Earth to everyone, curvy women just scored more major visibility in the comic book arena. Faith Herbert is getting her own monthly series in July, according to the Times. (Jody Houser wrote it, and Pere Pérez and Marguerite Sauvage drew it. It’s going to be published by Valiant Comics.)
What makes a great hero? Or, better yet, what makes a great sheroe? Common answers: a combination of powers, personality and a noble cause that keeps audiences hooked. But when it comes to female heroes, there’s that other predictable requirement: a slim and intensely toned body type.
As you have probably noticed in the recent rash of superhero movies, the female heroes are usually smart, strong, brave and complex. However, they represent a small slice of the population. For the most part, curves and comics don’t go together, which is what makes Faith such a genre buster.

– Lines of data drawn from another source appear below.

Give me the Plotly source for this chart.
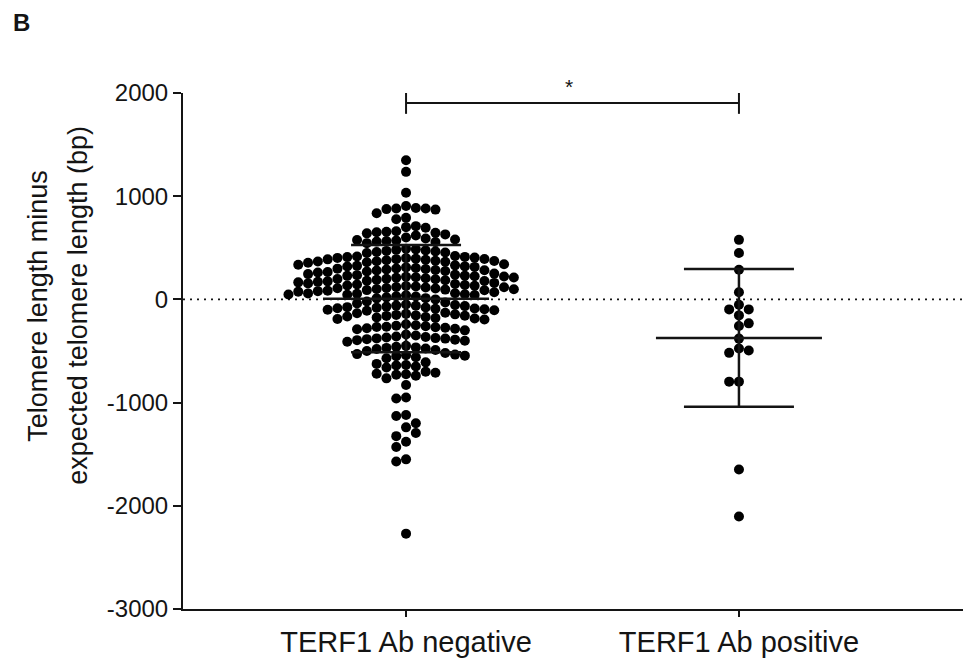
import numpy as np
import plotly.graph_objects as go

# ---------------- data ----------------
categories = ["TERF1 Ab negative", "TERF1 Ab positive"]

ab_negative = [
    1348, 1236, 1034,
    905, 885, 880, 875, 870, 880, 834,
    790, 776,
    710, 700, 695,
    660, 650, 640, 655, 630, 645, 620,
    600, 580, 570, 560, 590, 555, 575, 565, 545,
    490, 480, 470, 460, 475, 455, 465, 485, 450,
    420, 410, 400, 390, 385, 375, 395, 380, 370, 360, 405, 365, 415, 355, 402, 388, 372, 412, 392, 368,
    340, 330, 320, 310, 300, 295, 290, 285, 280, 275, 270, 305, 315, 325, 265, 260, 335, 250, 318, 298, 282,
    240, 235, 230, 225, 220, 215, 210, 205, 200, 195, 190, 185, 180, 175, 170, 165, 160, 245, 228, 212, 222, 198, 178,
    150, 145, 140, 135, 130, 125, 120, 115, 110, 105, 100, 95, 90, 85, 80, 75, 70, 155, 118, 98, 132, 108, 88,
    60, 55, 50, 45, 40, 30, 20, 10, 0, 58, 42, 28, 48, 12,
    -20, -30, -40, -50, -55, -60, -65, -70, -75, -80, -85, -90, -95, -100, -105, -110, -62, -78, -88,
    -130, -140, -150, -155, -160, -165, -170, -175, -180, -185, -190, -145, -135, -195, -158,
    -240, -250, -260, -265, -270, -275, -280, -290, -300, -255, -285, -268,
    -340, -350, -360, -370, -375, -380, -385, -390, -400, -410, -365, -395, -378,
    -450, -460, -470, -475, -480, -490, -500, -465,
    -520, -530, -540, -545, -550, -560, -570, -535,
    -610, -625, -640, -650, -660, -635,
    -700, -710, -720, -725, -730, -740,
    -765, -830,
    -950, -960, -1120, -1130, -1200, -1240, -1295, -1325, -1380, -1430, -1550, -1570, -2270,
]

ab_positive = [
    577, 449, 288, 70, -52, -97, -97, -155, -257, -232,
    -380, -476, -495, -518, -797, -797, -1648, -2104,
]

y_tick_values = [2000, 1000, 0, -1000, -2000, -3000]
y_tick_labels = ["2000", "1000", "0", "-1000", "-2000", "-3000"]
y_title_lines = ["Telomere length minus", "expected telomere length (bp)"]
panel_label = "B"
significance = "*"

# ---------------- geometry ----------------
PAGE_OFF = 8                      # default body margin of the html page
W, H = 971 - PAGE_OFF, 666 - PAGE_OFF
M_L, M_R, M_T, M_B = 175, 8, 85, 54
PLOT_W = W - M_L - M_R
PLOT_H = H - M_T - M_B
X_RANGE = [-0.67, 1.673]
Y_RANGE = [-3000, 2000]
PX_X = PLOT_W / (X_RANGE[1] - X_RANGE[0])
PX_Y = PLOT_H / (Y_RANGE[1] - Y_RANGE[0])


def px(page_x):
    return (page_x - PAGE_OFF - M_L) / PLOT_W


def py(page_y):
    return 1 - (page_y - PAGE_OFF - M_T) / PLOT_H


INK = "#141414"
FONT = "Liberation Sans, Arial, sans-serif"


def swarm_offsets(values, center, col_px=9.8, vgap_px=9.3):
    """Column-quantised beeswarm layout (Prism-like)."""
    order = sorted(range(len(values)), key=lambda i: -values[i])
    placed = {}
    xs = [center] * len(values)
    side = 1
    for i in order:
        ypx = values[i] * PX_Y
        cands = [0]
        for j in range(1, 80):
            cands += [j * side, -j * side]
        chosen = 0
        for c in cands:
            if all(abs(ypx - yy) >= vgap_px for yy in placed.get(c, [])):
                chosen = c
                break
        placed.setdefault(chosen, []).append(ypx)
        xs[i] = center + chosen * col_px / PX_X
        side = -side
    return xs


groups = [ab_negative, ab_positive]

fig = go.Figure()
shapes = [dict(type="line", xref="paper", yref="y", x0=0, x1=1, y0=0, y1=0,
               layer="below", line=dict(color=INK, width=1.6, dash="2px,5px"))]

for gi, vals in enumerate(groups):
    xs = swarm_offsets(vals, gi)
    fig.add_trace(go.Scatter(
        x=xs, y=vals, mode="markers",
        marker=dict(size=10, color="black", line=dict(width=0)),
        showlegend=False, hoverinfo="y", cliponaxis=False,
    ))
    m = float(np.mean(vals))
    sd = float(np.std(vals, ddof=1))
    mean_half = 83 / PX_X
    cap_half = 55 / PX_X
    lw = 2.5
    shapes.append(dict(type="line", xref="x", yref="y", x0=gi - mean_half, x1=gi + mean_half,
                       y0=m, y1=m, line=dict(color=INK, width=lw)))
    shapes.append(dict(type="line", xref="x", yref="y", x0=gi - cap_half, x1=gi + cap_half,
                       y0=m + sd, y1=m + sd, line=dict(color=INK, width=lw)))
    shapes.append(dict(type="line", xref="x", yref="y", x0=gi - cap_half, x1=gi + cap_half,
                       y0=m - sd, y1=m - sd, line=dict(color=INK, width=lw)))
    shapes.append(dict(type="line", xref="x", yref="y", x0=gi, x1=gi,
                       y0=m - sd, y1=m + sd, line=dict(color=INK, width=lw)))

# significance bracket
br_y = 1904
tick_h = 106
shapes += [
    dict(type="line", xref="x", yref="y", x0=0, x1=1, y0=br_y, y1=br_y,
         line=dict(color=INK, width=2)),
    dict(type="line", xref="x", yref="y", x0=0, x1=0, y0=br_y - tick_h, y1=br_y + tick_h,
         line=dict(color=INK, width=2)),
    dict(type="line", xref="x", yref="y", x0=1, x1=1, y0=br_y - tick_h, y1=br_y + tick_h,
         line=dict(color=INK, width=2)),
]

annotations = [
    dict(text=significance, x=0.49, xref="x", y=py(86), yref="paper", showarrow=False,
         xanchor="center", yanchor="middle",
         font=dict(size=21, color=INK, family=FONT)),
    dict(text="<b>" + panel_label + "</b>", x=px(21), y=py(22), xref="paper", yref="paper",
         xanchor="center", yanchor="middle", showarrow=False,
         font=dict(size=24, color=INK, family=FONT)),
]

for line_text, cx in zip(y_title_lines, [38, 78]):
    annotations.append(dict(
        text=line_text, textangle=-90, showarrow=False,
        x=px(cx), y=py(307), xref="paper", yref="paper",
        xanchor="center", yanchor="middle",
        font=dict(size=27, color=INK, family=FONT),
    ))

fig.update_layout(
    width=W, height=H,
    margin=dict(l=M_L, r=M_R, t=M_T, b=M_B, pad=0),
    paper_bgcolor="white", plot_bgcolor="white",
    shapes=shapes, annotations=annotations,
    font=dict(family=FONT, color=INK),
    xaxis=dict(
        range=X_RANGE, tickvals=[0, 1], ticktext=categories,
        showline=True, linecolor=INK, linewidth=2,
        ticks="outside", ticklen=6, tickwidth=2, tickcolor=INK,
        showgrid=False, zeroline=False, tickfont=dict(size=29, color=INK, family=FONT),
        fixedrange=True,
    ),
    yaxis=dict(
        range=Y_RANGE, tickvals=y_tick_values, ticktext=y_tick_labels,
        showline=True, linecolor=INK, linewidth=2,
        ticks="outside", ticklen=8, tickwidth=2, tickcolor=INK,
        showgrid=False, zeroline=False, tickfont=dict(size=24, color=INK, family=FONT),
        fixedrange=True,
    ),
)

fig.write_html("out.html")
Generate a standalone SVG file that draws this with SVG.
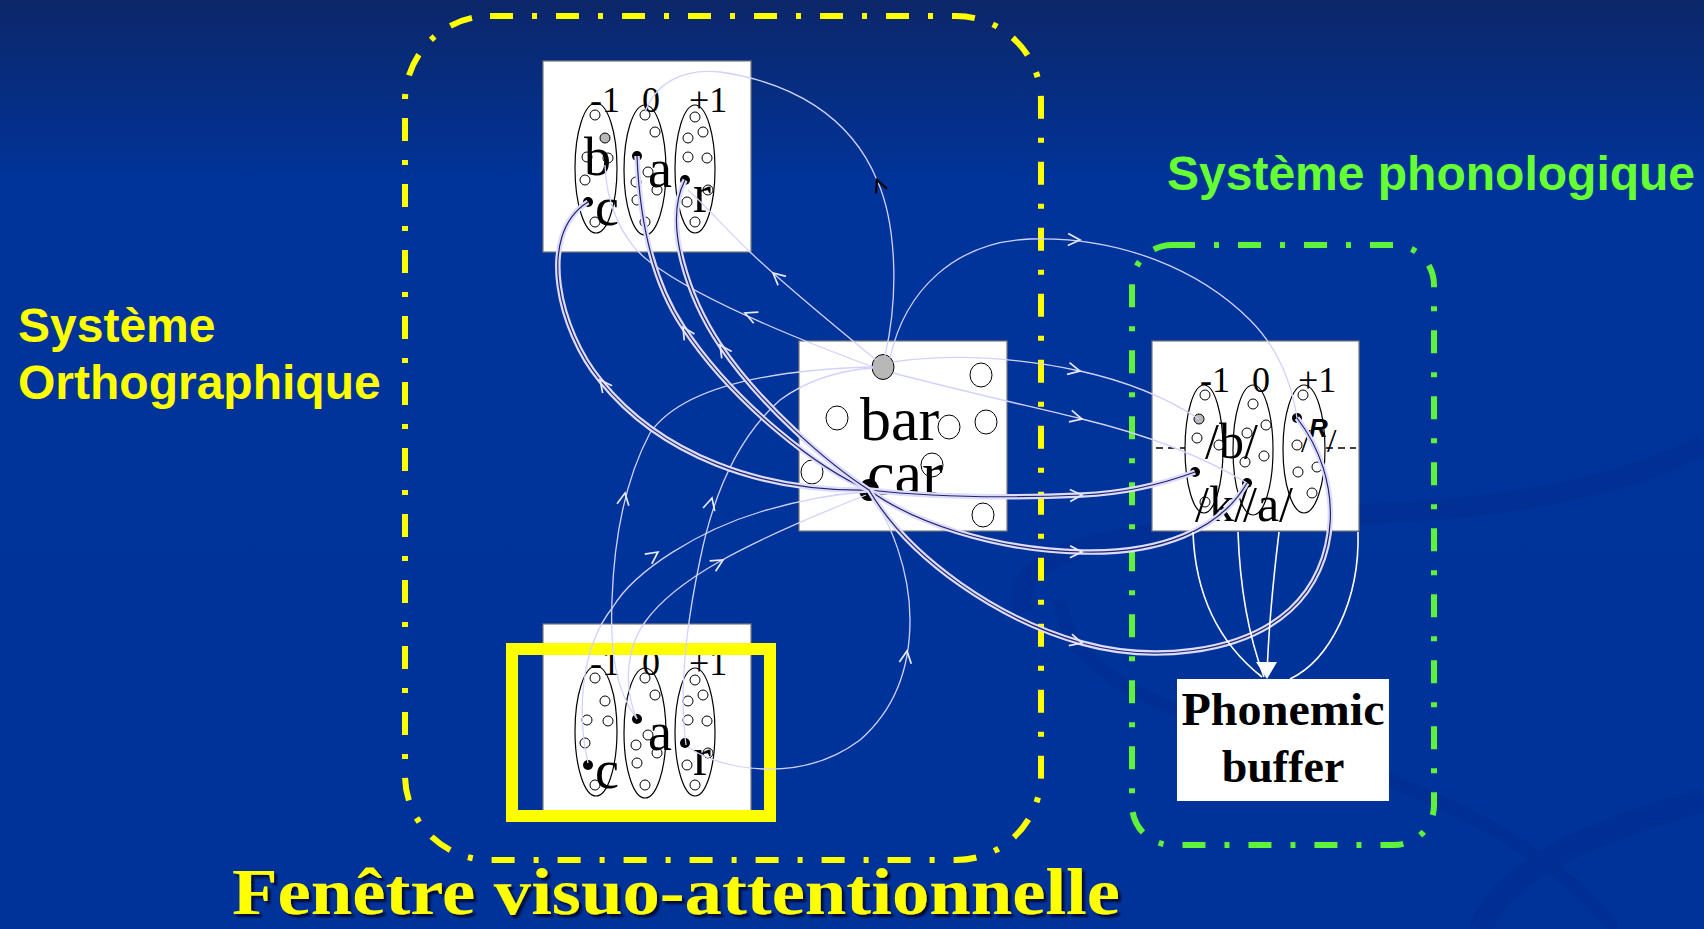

Curves and crime fighting have worked together since 1992, when Valiant Comics first introduced the world to Faith Herbert. Primarily, she was a hardworking reporter by day and a powerful defender of Los Angeles named Zephyr by night, and yes she had some fantastic curves.
Now she has finally been given her own comic book. Her superpowers break enduring stereotypes too. She can fly, and she’s got some impressive telekinetic skills. That’s right, a curvy superhero who can rocket into the sky with grace, speed and power.
What makes Faith such an amazing step forward is that her stories are not focused on her body image. As Faith’s author Jody Houser put it in her interview with The Mary Sue, “I don’t want her to be ‘the plus-size superhero.’ I want her to be the superhero who also happens to be plus-size, if that makes sense.” Faith wants to take down villains and save the day, just like any other superhero. It just so happens that she looks a hell of a lot more similar to the women reading her comic book, and less like a figment of someone’s imagination.
In the future, hopefully heroes with curves will become more and more popular as awareness and acceptance increases. Heroes are often ordinary people who are given extraordinary powers, so why not celebrate one who actually looks like an ordinary woman? And, who knows? We might even see Faith on the big screen some day.